We're still receiving dozens of survey responses each day, and we're holding off on rigorous analysis of the data until we have received most of the surveys we expect to get.  I'm sure that these will lead to several additional posts here on the blog.  Still, I've been reading through many of the responses and was surprised to see one item pop up with some frequency.  Several ex-club members have commented that they don't like paying shipping for wine, or that they think that what we're charging for shipping is too much for them.

I was surprised, since we subsidize shipping costs considerably, particularly to the East Coast (where most of the survey respondents who mentioned shipping costs live).  I wonder how often these people have tried sending 40-pound packages second-day air across the country.  We receive good shipping rates from FedEx thanks to our membership in the Wine Institute (about half off FedEx's published rates) but we still pay between $70 and $79 to ship a case of wine to the East Coast, and between $40 and $46 to ship a half-case of wine.  We charge our customers $45 (full case) and $30 (half-case).  In the mountain states (where we charge $25/$35 for half case/full case) we pay $29/$55.  In California, where we use UPS Ground (they guarantee next-day delivery to nearly the entire state, and second-day on a few outlying fringes) we pay $19/$29 (we charge $15/$25).

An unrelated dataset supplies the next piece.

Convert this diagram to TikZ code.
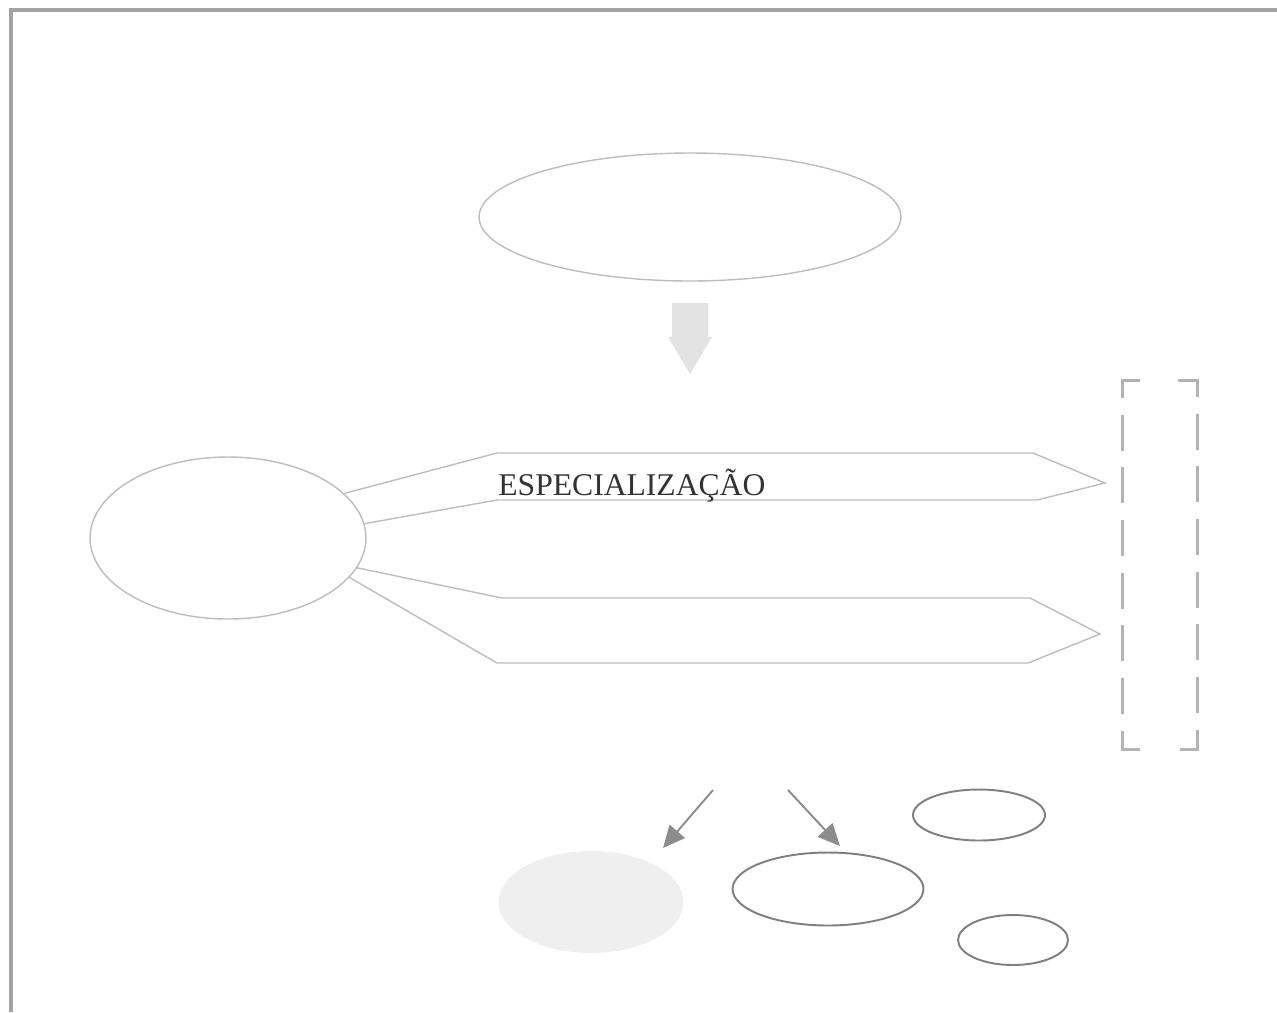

Yes, we're receiving a higher margin on this wine, since we're selling direct to customers, but we're also providing most of these customers (our wine club members) either a 20% or a 25% discount, and absorbing packaging costs and labor expenses. 

I wonder how other wineries do this.  Many of the customers who mentioned that they felt our shipping prices were high said that other wineries who they ordered from provided very inexpensive shipping (on the order of a $15-$25 per case) or even free shipping.  I can only assume that these wineries must be eating this cost to do more business on the East Coast.

Shipping costs have gone up enormously over the past few years, reflecting the higher costs of gasoline. On of my first conclusions from this survey is that I'm not sure public perceptions have changed along with them.